# Instruction:
Each line of the material must be repeated precisely, with the pictures left out.

# Source data:
-- Start --
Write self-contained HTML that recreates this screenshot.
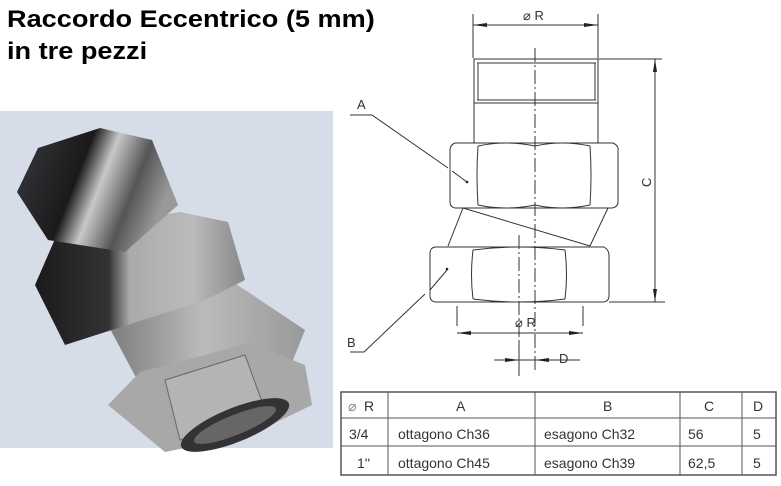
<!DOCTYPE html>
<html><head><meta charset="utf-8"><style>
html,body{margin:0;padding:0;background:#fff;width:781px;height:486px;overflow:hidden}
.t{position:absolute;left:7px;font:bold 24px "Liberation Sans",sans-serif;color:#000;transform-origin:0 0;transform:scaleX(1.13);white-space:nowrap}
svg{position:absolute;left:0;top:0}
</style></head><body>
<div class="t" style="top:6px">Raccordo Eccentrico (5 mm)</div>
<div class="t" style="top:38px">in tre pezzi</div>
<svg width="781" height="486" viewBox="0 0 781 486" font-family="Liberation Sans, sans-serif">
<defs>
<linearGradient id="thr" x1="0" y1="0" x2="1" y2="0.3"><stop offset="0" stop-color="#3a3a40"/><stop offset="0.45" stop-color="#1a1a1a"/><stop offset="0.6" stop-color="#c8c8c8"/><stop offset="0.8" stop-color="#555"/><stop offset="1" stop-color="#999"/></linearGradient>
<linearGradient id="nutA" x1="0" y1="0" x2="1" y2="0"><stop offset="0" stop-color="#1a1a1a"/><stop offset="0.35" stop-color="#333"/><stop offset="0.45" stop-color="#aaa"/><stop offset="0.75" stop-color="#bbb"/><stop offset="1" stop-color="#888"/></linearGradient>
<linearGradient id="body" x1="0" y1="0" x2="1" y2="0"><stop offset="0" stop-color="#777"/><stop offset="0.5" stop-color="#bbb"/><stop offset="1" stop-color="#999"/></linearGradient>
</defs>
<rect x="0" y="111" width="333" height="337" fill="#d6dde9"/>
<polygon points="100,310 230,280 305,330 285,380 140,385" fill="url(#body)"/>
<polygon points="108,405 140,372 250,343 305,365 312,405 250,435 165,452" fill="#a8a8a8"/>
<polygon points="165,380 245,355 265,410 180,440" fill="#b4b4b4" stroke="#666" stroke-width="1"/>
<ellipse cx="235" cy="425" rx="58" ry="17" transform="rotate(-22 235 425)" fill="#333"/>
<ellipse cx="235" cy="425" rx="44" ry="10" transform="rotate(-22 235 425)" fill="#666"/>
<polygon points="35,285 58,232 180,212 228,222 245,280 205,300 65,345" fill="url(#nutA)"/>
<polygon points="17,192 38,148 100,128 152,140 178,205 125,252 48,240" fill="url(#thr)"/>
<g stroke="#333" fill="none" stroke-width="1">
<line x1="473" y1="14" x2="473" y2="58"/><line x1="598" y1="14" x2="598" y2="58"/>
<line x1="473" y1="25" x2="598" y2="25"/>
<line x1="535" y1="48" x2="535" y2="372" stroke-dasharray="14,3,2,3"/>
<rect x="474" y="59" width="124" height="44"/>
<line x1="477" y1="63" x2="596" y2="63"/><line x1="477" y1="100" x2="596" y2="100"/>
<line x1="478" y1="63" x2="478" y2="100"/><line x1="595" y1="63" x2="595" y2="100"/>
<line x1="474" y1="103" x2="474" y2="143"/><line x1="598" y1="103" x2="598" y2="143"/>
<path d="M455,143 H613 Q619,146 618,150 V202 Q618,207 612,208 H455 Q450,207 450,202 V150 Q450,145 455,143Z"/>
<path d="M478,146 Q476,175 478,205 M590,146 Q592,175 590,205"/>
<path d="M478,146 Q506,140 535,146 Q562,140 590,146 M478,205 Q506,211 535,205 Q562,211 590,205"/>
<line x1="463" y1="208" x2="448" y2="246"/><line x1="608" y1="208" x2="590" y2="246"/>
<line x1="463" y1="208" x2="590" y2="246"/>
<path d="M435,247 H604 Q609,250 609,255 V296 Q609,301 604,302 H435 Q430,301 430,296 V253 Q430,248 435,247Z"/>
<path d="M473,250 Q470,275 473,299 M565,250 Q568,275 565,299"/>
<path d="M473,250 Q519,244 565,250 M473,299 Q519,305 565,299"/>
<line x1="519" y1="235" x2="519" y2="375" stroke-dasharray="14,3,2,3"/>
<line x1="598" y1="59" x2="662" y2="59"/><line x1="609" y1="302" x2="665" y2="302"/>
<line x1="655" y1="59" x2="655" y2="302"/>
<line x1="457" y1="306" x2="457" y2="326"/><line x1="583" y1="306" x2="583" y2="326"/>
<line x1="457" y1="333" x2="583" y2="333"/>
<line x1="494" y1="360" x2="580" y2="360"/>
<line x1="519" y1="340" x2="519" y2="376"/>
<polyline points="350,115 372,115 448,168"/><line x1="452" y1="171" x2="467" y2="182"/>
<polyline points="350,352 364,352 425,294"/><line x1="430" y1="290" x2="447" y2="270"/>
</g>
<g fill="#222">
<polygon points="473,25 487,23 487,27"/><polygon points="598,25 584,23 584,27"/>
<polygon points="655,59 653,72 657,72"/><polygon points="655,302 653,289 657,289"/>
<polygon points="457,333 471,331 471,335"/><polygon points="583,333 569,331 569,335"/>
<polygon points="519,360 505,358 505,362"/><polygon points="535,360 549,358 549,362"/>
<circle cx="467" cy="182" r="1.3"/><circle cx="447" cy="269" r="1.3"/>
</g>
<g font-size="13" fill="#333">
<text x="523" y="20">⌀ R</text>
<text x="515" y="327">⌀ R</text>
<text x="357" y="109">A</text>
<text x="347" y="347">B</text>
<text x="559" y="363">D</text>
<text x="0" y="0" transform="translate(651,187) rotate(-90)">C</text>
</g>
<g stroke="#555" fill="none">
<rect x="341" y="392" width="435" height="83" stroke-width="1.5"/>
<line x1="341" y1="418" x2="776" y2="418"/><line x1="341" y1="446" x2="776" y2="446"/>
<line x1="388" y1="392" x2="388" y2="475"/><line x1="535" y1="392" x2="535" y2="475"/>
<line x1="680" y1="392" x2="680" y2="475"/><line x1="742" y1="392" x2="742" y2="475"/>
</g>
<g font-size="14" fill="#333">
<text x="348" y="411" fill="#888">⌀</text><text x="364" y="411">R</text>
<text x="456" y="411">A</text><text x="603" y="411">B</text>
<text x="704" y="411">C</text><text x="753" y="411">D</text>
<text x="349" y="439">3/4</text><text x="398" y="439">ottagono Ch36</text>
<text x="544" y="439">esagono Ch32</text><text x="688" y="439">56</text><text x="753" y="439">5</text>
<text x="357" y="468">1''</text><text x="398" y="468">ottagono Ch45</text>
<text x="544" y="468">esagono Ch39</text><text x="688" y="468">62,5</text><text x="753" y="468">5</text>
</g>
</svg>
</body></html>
-- End --
# Solution for this problem:
Write self-contained HTML that recreates this screenshot.
<!DOCTYPE html>
<html><head><meta charset="utf-8"><style>
html,body{margin:0;padding:0;background:#fff;width:781px;height:486px;overflow:hidden}
.t{position:absolute;left:7px;font:bold 24px "Liberation Sans",sans-serif;color:#000;transform-origin:0 0;transform:scaleX(1.13);white-space:nowrap}
svg{position:absolute;left:0;top:0}
</style></head><body>
<div class="t" style="top:6px">Raccordo Eccentrico (5 mm)</div>
<div class="t" style="top:38px">in tre pezzi</div>
<svg width="781" height="486" viewBox="0 0 781 486" font-family="Liberation Sans, sans-serif">
<defs>
<linearGradient id="thr" x1="0" y1="0" x2="1" y2="0.3"><stop offset="0" stop-color="#3a3a40"/><stop offset="0.45" stop-color="#1a1a1a"/><stop offset="0.6" stop-color="#c8c8c8"/><stop offset="0.8" stop-color="#555"/><stop offset="1" stop-color="#999"/></linearGradient>
<linearGradient id="nutA" x1="0" y1="0" x2="1" y2="0"><stop offset="0" stop-color="#1a1a1a"/><stop offset="0.35" stop-color="#333"/><stop offset="0.45" stop-color="#aaa"/><stop offset="0.75" stop-color="#bbb"/><stop offset="1" stop-color="#888"/></linearGradient>
<linearGradient id="body" x1="0" y1="0" x2="1" y2="0"><stop offset="0" stop-color="#777"/><stop offset="0.5" stop-color="#bbb"/><stop offset="1" stop-color="#999"/></linearGradient>
</defs>
<rect x="0" y="111" width="333" height="337" fill="#d6dde9"/>
<polygon points="100,310 230,280 305,330 285,380 140,385" fill="url(#body)"/>
<polygon points="108,405 140,372 250,343 305,365 312,405 250,435 165,452" fill="#a8a8a8"/>
<polygon points="165,380 245,355 265,410 180,440" fill="#b4b4b4" stroke="#666" stroke-width="1"/>
<ellipse cx="235" cy="425" rx="58" ry="17" transform="rotate(-22 235 425)" fill="#333"/>
<ellipse cx="235" cy="425" rx="44" ry="10" transform="rotate(-22 235 425)" fill="#666"/>
<polygon points="35,285 58,232 180,212 228,222 245,280 205,300 65,345" fill="url(#nutA)"/>
<polygon points="17,192 38,148 100,128 152,140 178,205 125,252 48,240" fill="url(#thr)"/>
<g stroke="#333" fill="none" stroke-width="1">
<line x1="473" y1="14" x2="473" y2="58"/><line x1="598" y1="14" x2="598" y2="58"/>
<line x1="473" y1="25" x2="598" y2="25"/>
<line x1="535" y1="48" x2="535" y2="372" stroke-dasharray="14,3,2,3"/>
<rect x="474" y="59" width="124" height="44"/>
<line x1="477" y1="63" x2="596" y2="63"/><line x1="477" y1="100" x2="596" y2="100"/>
<line x1="478" y1="63" x2="478" y2="100"/><line x1="595" y1="63" x2="595" y2="100"/>
<line x1="474" y1="103" x2="474" y2="143"/><line x1="598" y1="103" x2="598" y2="143"/>
<path d="M455,143 H613 Q619,146 618,150 V202 Q618,207 612,208 H455 Q450,207 450,202 V150 Q450,145 455,143Z"/>
<path d="M478,146 Q476,175 478,205 M590,146 Q592,175 590,205"/>
<path d="M478,146 Q506,140 535,146 Q562,140 590,146 M478,205 Q506,211 535,205 Q562,211 590,205"/>
<line x1="463" y1="208" x2="448" y2="246"/><line x1="608" y1="208" x2="590" y2="246"/>
<line x1="463" y1="208" x2="590" y2="246"/>
<path d="M435,247 H604 Q609,250 609,255 V296 Q609,301 604,302 H435 Q430,301 430,296 V253 Q430,248 435,247Z"/>
<path d="M473,250 Q470,275 473,299 M565,250 Q568,275 565,299"/>
<path d="M473,250 Q519,244 565,250 M473,299 Q519,305 565,299"/>
<line x1="519" y1="235" x2="519" y2="375" stroke-dasharray="14,3,2,3"/>
<line x1="598" y1="59" x2="662" y2="59"/><line x1="609" y1="302" x2="665" y2="302"/>
<line x1="655" y1="59" x2="655" y2="302"/>
<line x1="457" y1="306" x2="457" y2="326"/><line x1="583" y1="306" x2="583" y2="326"/>
<line x1="457" y1="333" x2="583" y2="333"/>
<line x1="494" y1="360" x2="580" y2="360"/>
<line x1="519" y1="340" x2="519" y2="376"/>
<polyline points="350,115 372,115 448,168"/><line x1="452" y1="171" x2="467" y2="182"/>
<polyline points="350,352 364,352 425,294"/><line x1="430" y1="290" x2="447" y2="270"/>
</g>
<g fill="#222">
<polygon points="473,25 487,23 487,27"/><polygon points="598,25 584,23 584,27"/>
<polygon points="655,59 653,72 657,72"/><polygon points="655,302 653,289 657,289"/>
<polygon points="457,333 471,331 471,335"/><polygon points="583,333 569,331 569,335"/>
<polygon points="519,360 505,358 505,362"/><polygon points="535,360 549,358 549,362"/>
<circle cx="467" cy="182" r="1.3"/><circle cx="447" cy="269" r="1.3"/>
</g>
<g font-size="13" fill="#333">
<text x="523" y="20">⌀ R</text>
<text x="515" y="327">⌀ R</text>
<text x="357" y="109">A</text>
<text x="347" y="347">B</text>
<text x="559" y="363">D</text>
<text x="0" y="0" transform="translate(651,187) rotate(-90)">C</text>
</g>
<g stroke="#555" fill="none">
<rect x="341" y="392" width="435" height="83" stroke-width="1.5"/>
<line x1="341" y1="418" x2="776" y2="418"/><line x1="341" y1="446" x2="776" y2="446"/>
<line x1="388" y1="392" x2="388" y2="475"/><line x1="535" y1="392" x2="535" y2="475"/>
<line x1="680" y1="392" x2="680" y2="475"/><line x1="742" y1="392" x2="742" y2="475"/>
</g>
<g font-size="14" fill="#333">
<text x="348" y="411" fill="#888">⌀</text><text x="364" y="411">R</text>
<text x="456" y="411">A</text><text x="603" y="411">B</text>
<text x="704" y="411">C</text><text x="753" y="411">D</text>
<text x="349" y="439">3/4</text><text x="398" y="439">ottagono Ch36</text>
<text x="544" y="439">esagono Ch32</text><text x="688" y="439">56</text><text x="753" y="439">5</text>
<text x="357" y="468">1''</text><text x="398" y="468">ottagono Ch45</text>
<text x="544" y="468">esagono Ch39</text><text x="688" y="468">62,5</text><text x="753" y="468">5</text>
</g>
</svg>
</body></html>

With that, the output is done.